We Celebrate Christmas by Repeating It
As it turns out, A Course in Miracles has quite a bit to say about celebrating Christmas. It begins by flatly stating that we don’t know how. “This is the season when you would celebrate my birth into the world. Yet you know not how to do it” (T-15.X.1:5-6). Strangely enough, it says this in the middle of talking about how we try to find magnitude in the little gifts of the world, gifts which we try to extract from others by sacrificing ourselves for their sake, by “giving” to them. As far as I can see, the Course does not tie this scenario into our celebration of Christmas, but one sure wonders if this was not in the author’s mind.
The solution to our ignorance of how to celebrate Christmas is very simple: “Let the Holy Spirit teach you…” (T-15.X.1:7).

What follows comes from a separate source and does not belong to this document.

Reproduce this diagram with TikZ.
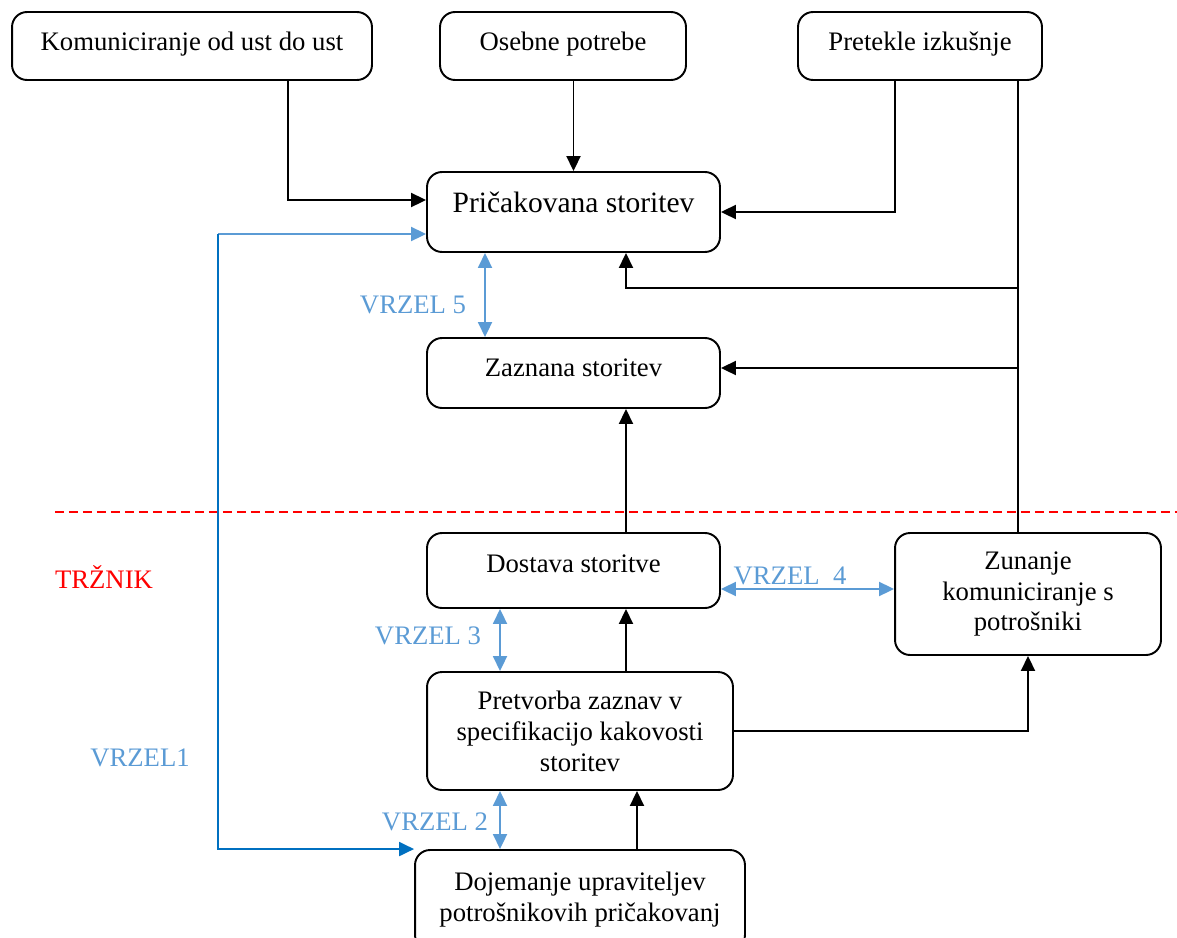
\documentclass[tikz,border=0pt]{standalone}
\usepackage{fontspec}
\setmainfont{Liberation Serif}
\usetikzlibrary{arrows.meta}
\definecolor{gapblue}{RGB}{91,155,213}
\definecolor{darkgap}{RGB}{0,112,192}
\newcommand{\boxfont}{\fontsize{15.2pt}{17.6pt}\selectfont}
\tikzstyle{block} = [rectangle, rounded corners=0.3cm, draw=black, line width=1.1pt, align=center, font=\boxfont]
\tikzstyle{arrow} = [line width=1.1pt, -{Triangle[length=0.3cm,width=0.28cm]}]
\tikzstyle{gap} = [gapblue, line width=1.1pt, {Triangle[length=0.3cm,width=0.28cm]}-{Triangle[length=0.3cm,width=0.28cm]}]
\tikzstyle{gaplabel} = [text=gapblue, font=\boxfont]

\begin{document}
\begin{tikzpicture}[x=0.02cm, y=-0.02cm]
\useasboundingbox (0,0) rectangle (1177,937);

\node (kom) [block, minimum width=7.2cm, minimum height=1.36cm, text depth=0.18cm] at (192,46) {Komuniciranje od ust do ust};
\node (oseb) [block, minimum width=4.92cm, minimum height=1.36cm, text depth=0.18cm] at (563,46) {Osebne potrebe};
\node (pret) [block, minimum width=4.88cm, minimum height=1.36cm, text depth=0.18cm] at (920,46) {Pretekle izkušnje};
\node (pric) [block, minimum width=5.86cm, minimum height=1.6cm, text depth=0.4cm, font=\fontsize{16.8pt}{19pt}\selectfont] at (573.5,212) {Pričakovana storitev};
\node (zazn) [block, minimum width=5.86cm, minimum height=1.4cm, text depth=0.2cm] at (573.5,373) {Zaznana storitev};
\node (dost) [block, minimum width=5.86cm, minimum height=1.5cm, text depth=0.28cm] at (573.5,570.5) {Dostava storitve};
\node (zun) [block, minimum width=5.32cm, minimum height=2.44cm] at (1028,594) {Zunanje\\komuniciranje s\\potrošniki};
\node (pretv) [block, minimum width=6.12cm, minimum height=2.36cm] at (580,731) {Pretvorba zaznav v\\specifikacijo kakovosti\\storitev};
\node (dojem) [block, minimum width=6.6cm, minimum height=2cm] at (580,900) {Dojemanje upraviteljev\\potrošnikovih pričakovanj};

% meja trznika
\draw [red, line width=1.1pt, dash pattern=on 0.18cm off 0.1cm] (55,512) -- (1177,512);
\node (trz) [text=red, font=\boxfont] at (104,577) {TRŽNIK};

% vplivi na pricakovano storitev
\draw [arrow] ([xshift=1.92cm]kom.south) |- ([yshift=0.24cm]pric.west);
\draw [arrow] (pric.north |- oseb.south) -- (pric.north);
\draw [arrow] ([xshift=-0.5cm]pret.south) |- (pric.east);
\coordinate (jt) at (1018,288);
\coordinate (jz) at (1018,368);
\draw [line width=1.1pt] ([xshift=1.96cm]pret.south) -- (jt) -- (jz) -- (jz |- zun.north);
\draw [arrow] (jt) -| ([xshift=1.05cm]pric.south);
\draw [arrow] (jz) -- (zazn.east |- jz);

% tok storitve
\draw [arrow] ([xshift=1.05cm]dost.north) -- ([xshift=1.05cm]zazn.south);
\draw [arrow] ([xshift=1.05cm]dost.south |- pretv.north) -- ([xshift=1.05cm]dost.south);
\draw [arrow] (pretv.east) -| (zun.south);
\draw [arrow] ([xshift=1.14cm]dojem.north) -- ([xshift=1.14cm]dojem.north |- pretv.south);

% vrzeli
\draw [gap] ([xshift=-1.77cm]pric.south) -- ([xshift=-1.77cm]zazn.north);
\node (v5) [gaplabel] at (413,305) {VRZEL 5};
\draw [gap] ([xshift=-1.47cm]dost.south) -- ([xshift=-1.47cm]dost.south |- pretv.north);
\node (v3) [gaplabel] at (428,636) {VRZEL 3};
\draw [gap] ([yshift=-0.37cm]dost.east) -- ([yshift=-0.37cm]dost.east -| zun.west);
\node (v4) [gaplabel] at (790,576) {VRZEL~~4};
\draw [gap] ([xshift=-1.6cm]dojem.north) -- ([xshift=-1.6cm]dojem.north |- pretv.south);
\node (v2) [gaplabel] at (435,822) {VRZEL 2};
\coordinate (v1) at (218,234);
\draw [arrow, gapblue] (v1) -- (v1 -| pric.west);
\draw [arrow, darkgap] (v1) |- (dojem.north west);
\node (v1lab) [gaplabel] at (140,758) {VRZEL1};
\end{tikzpicture}
\end{document}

How, then, does He teach us to celebrate Christmas? He asks us to accept a holy instant. In the midst of all our frenzied preparations, we let go of our sacrifice-based mentality, we enter into the stillness of the present moment and let the Christ be born in us.
Saying that we should celebrate Christmas by accepting a holy instant is very interesting, because the original Christmas was a holy instant. In fact, the Course uses the term “the time of Christ” to mean both “Christmas” and “the holy instant.”
There is a beautiful simplicity in this: Christmas was a holy instant; therefore, we celebrate Christmas by accepting a holy instant. We celebrate Christmas by repeating it. Does this not make perfect sense? What else would be a true celebration of any event, but allowing that event to be repeated inside of us? Why would we play the role of distant onlookers who can only throw an absentee birthday party for the baby Jesus, when we can play the role of Mary herself and allow the Christ Child to be born in us? Rather than inviting Jesus into our nativity scenes, sleigh rides and eggnog, we should invite him into our hearts:
Welcome me not into a manger, but into the altar to holiness, where holiness abides in perfect peace (T-15.III.9:6).
This is the only gift that Jesus wants from us. He does not need our praise and adulation, our solemn songs and flowery prayers. Rather than having us celebrate his release, he wants to celebrate our release (T-15.X.1:7). “The only gift I can accept of you is the gift I gave you” (T-15.X.1:8). He joined with us; in return, he wants us to join with him. He gave us our release; he wants us to accept our release and so give him the gift of our release. And we give these gifts and receive them in the same way: by experiencing the holy instant.
The Course actually has several suggestions for how we experience the holy instant:
“Learn that you must be worthy of the Prince of Peace…” (T-15.III.8:4).
How can we truly accept Jesus into our inner altars unless we believe he belongs there? Yet we only need be open to this possibility. For it is only when we experience him within us that we will really believe we are great enough to deserve him. “My birth in you is your awakening to grandeur” (T-15.III.9:5).
“This Christmas, give the Holy Spirit all that would hurt you” (T-15.XI.3:1).
I can’t get over this line. I keep seeing this incongruous image of a typical Christmas commercial with Santa barreling through the snow on an electric shaver, only it concludes with the line, “This Christmas, give the Holy Spirit all that would hurt you.” To apply this beautiful guidance, we must simply watch our minds during this holiday season for all those beliefs that hurt us—beliefs that the stores, fellow shoppers, traffic, family members and Christmas turkeys are not properly fulfilling their assigned roles; beliefs that we are the oppressed victims of social expectations and the commercial mentality; beliefs that we have sound justification for not being at peace. And when we find these beliefs, we simply turn them over to the Holy Spirit, so that He can remove them from our holy minds.
“Let us join in…demanding no sacrifice of anyone…” (T-15.XI.8:2).
This means we make no inner (or outer) demands that anyone fulfill our expectations, especially any requirements that they pay us back either for something “bad” they did to us or something “good” we did for them. Releasing others from their past and from our expectations is one of the primary ways we can experience the time of Christ.
“Learn now that sacrifice of any kind is nothing but a limitation imposed on giving” (T-15.X.2:6).
We think we need to buy the love of others by sacrificing for them. In asking us to challenge this belief the Course is not asking us to stop giving. It is saying that sacrifice is not giving. It is only when we temporarily suspend our belief in sacrifice and enter into the holy instant that true giving becomes possible.
In closing, I want to stress that the Course is not giving a certain prescription for how to celebrate Christmas on the outside. It is telling us how to experience it on the inside. We celebrate Christmas by repeating Christmas, by letting it occur again in us, by responding to its holy instant with a holy instant of our own. Is it not ironic that we throw a worldwide noisy, busy party in celebration of a silent, holy instant? Yet we can experience our own holy instant even with all of the holiday hoopla whirling around us. Perhaps there is no time in which we need it more. The beauty of it all is that we can experience Christmas in the middle of and even in spite of the Christmas season.
[Please note: ACIM passages quoted in this article reference the Foundation for Inner Peace (FIP) Edition.]